While Facebook endured a poor Q1, Google’s share price was also down in the same period. This was largely due to the Facebook fallout and the feeling that both firms – which rely on advertising revenues – might be harmed by a clampdown or regulations.
Amazon’s performance might have been better in Q1, but President Trump has made a number of high profile comments against the company – claiming that it is hurting shops due to a deal with the US Postal Service. If his tweets turn into action, this could well impact Amazon’s strong position too.
Big tech and Facebook shares heavily owned
The figures don’t exactly knock the FANG companies (sometimes known as FAANG to include Apple) off their pedestal but they are the sort of thing that fires a warning shot to investors and might trigger a few trailing orders.
The simple fact is that a lot of people made the decision to invest in these companies in 2017 – meaning that these shares are held by a lot of investors. They’ve enjoyed a fast rise as a result – but that perhaps only paves the way for a natural drop back.
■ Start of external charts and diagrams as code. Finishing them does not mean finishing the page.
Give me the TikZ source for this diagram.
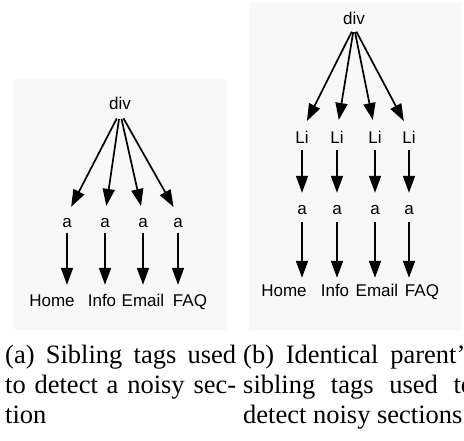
\documentclass[tikz,border=0pt]{standalone}
\usepackage{fontspec}
\setmainfont{Liberation Serif}
\newfontfamily\labelfont{Liberation Sans}
\usetikzlibrary{arrows.meta}
\definecolor{panelgray}{RGB}{248,248,248}

\begin{document}
\begin{tikzpicture}[x=1pt,y=-1pt,
  lbl/.style={font=\labelfont\fontsize{17}{17}\selectfont, inner sep=0pt,
              text height=12pt, text depth=3pt, anchor=base},
  arr/.style={line width=1.7pt, -{Triangle[length=17pt,width=12pt]}},
  panel/.style={fill=panelgray, draw=none},
  captext/.style={font=\fontsize{26.5}{30}\selectfont, inner sep=0pt, anchor=base west}
]
\useasboundingbox (0,0) rectangle (464,440);
\clip (0,0) rectangle (464,440);
\fill[white] (0,0) rectangle (464,440);

% ---------- panel (a): div -> a -> link text ----------
\fill[panel] (14,79) rectangle (227,330);
\node[lbl] (diva) at (120,109) {div};
\node[lbl] (aa1) at (67,227) {a};
\node[lbl] (aa2) at (105,227) {a};
\node[lbl] (aa3) at (143,227) {a};
\node[lbl] (aa4) at (178,227) {a};
\node[lbl] (ta1) at (52,306) {Home};
\node[lbl] (ta2) at (102,306) {Info};
\node[lbl] (ta3) at (143,306) {Email};
\node[lbl] (ta4) at (190,306) {FAQ};
\foreach \i in {1,...,4} {
  \draw[arr, shorten <=7pt, shorten >=9pt] (diva.south) -- (aa\i.north);
  \draw[arr, shorten <=3pt, shorten >=9pt] (aa\i.south) -- (aa\i.south |- ta\i.north);
}

% ---------- panel (b): div -> Li -> a -> link text ----------
\fill[panel] (249,3) rectangle (462,330);
\node[lbl] (divb) at (354,24) {div};
\node[lbl] (li1) at (302,143) {Li};
\node[lbl] (li2) at (337,143) {Li};
\node[lbl] (li3) at (375,143) {Li};
\node[lbl] (li4) at (409,143) {Li};
\node[lbl] (ab1) at (302,214) {a};
\node[lbl] (ab2) at (337,214) {a};
\node[lbl] (ab3) at (375,214) {a};
\node[lbl] (ab4) at (409,214) {a};
\node[lbl] (tb1) at (284,296) {Home};
\node[lbl] (tb2) at (335,296) {Info};
\node[lbl] (tb3) at (377,296) {Email};
\node[lbl] (tb4) at (422,296) {FAQ};
\foreach \i in {1,...,4} {
  \draw[arr, shorten <=5pt, shorten >=11pt] (divb.south) -- (li\i.north);
  \draw[arr, shorten <=4pt, shorten >=9pt] (li\i.south) -- (ab\i.north);
  \draw[arr, shorten <=5pt, shorten >=6pt] (ab\i.south) -- (ab\i.south |- tb\i.north);
}

% ---------- sub-captions ----------
\node[captext] (ca1) at (5,363) {\makebox[231pt][s]{(a) Sibling tags used}};
\node[captext] (ca2) at (5,393) {\makebox[231pt][s]{to detect a noisy sec-}};
\node[captext] (ca3) at (5,423) {tion};
\node[captext] (cb1) at (243,363) {\makebox[231pt][s]{(b) Identical parent's}};
\node[captext] (cb2) at (243,393) {\makebox[231pt][s]{sibling tags used to}};
\node[captext] (cb3) at (243,423) {detect noisy sections};
\end{tikzpicture}
\end{document}
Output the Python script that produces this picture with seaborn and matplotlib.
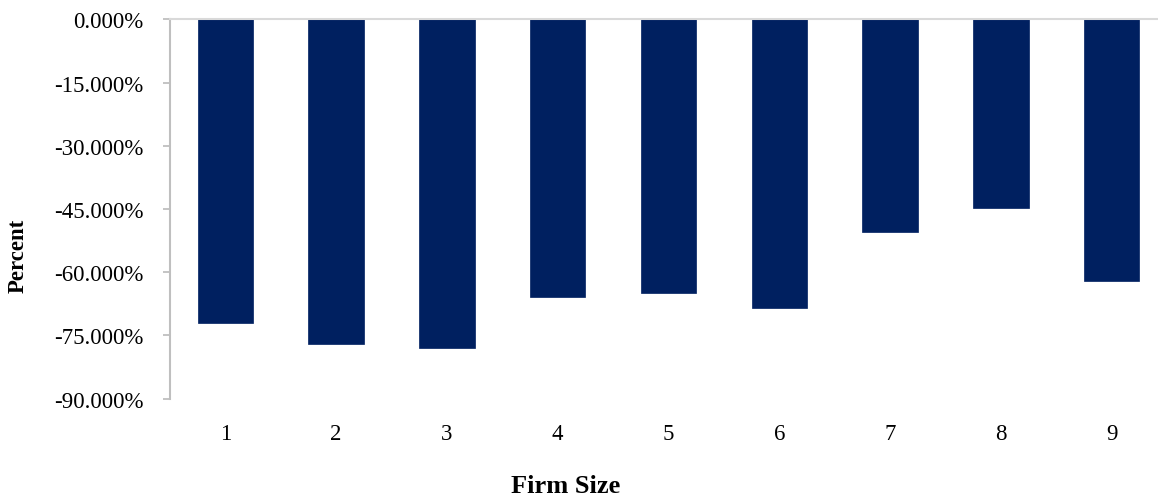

The impact of the data story has undoubtedly been felt by Facebook, but the signs of a drop were there before this broke. The natural fall back from 2017, as well as rogue elements (a polite way of describing Donald Trump perhaps?) all suggest that big tech stocks might suffer a tougher time in 2018. Still, it would be a stretch to suggest they’ll fall away completely, given their dominance of a market that could still grow further.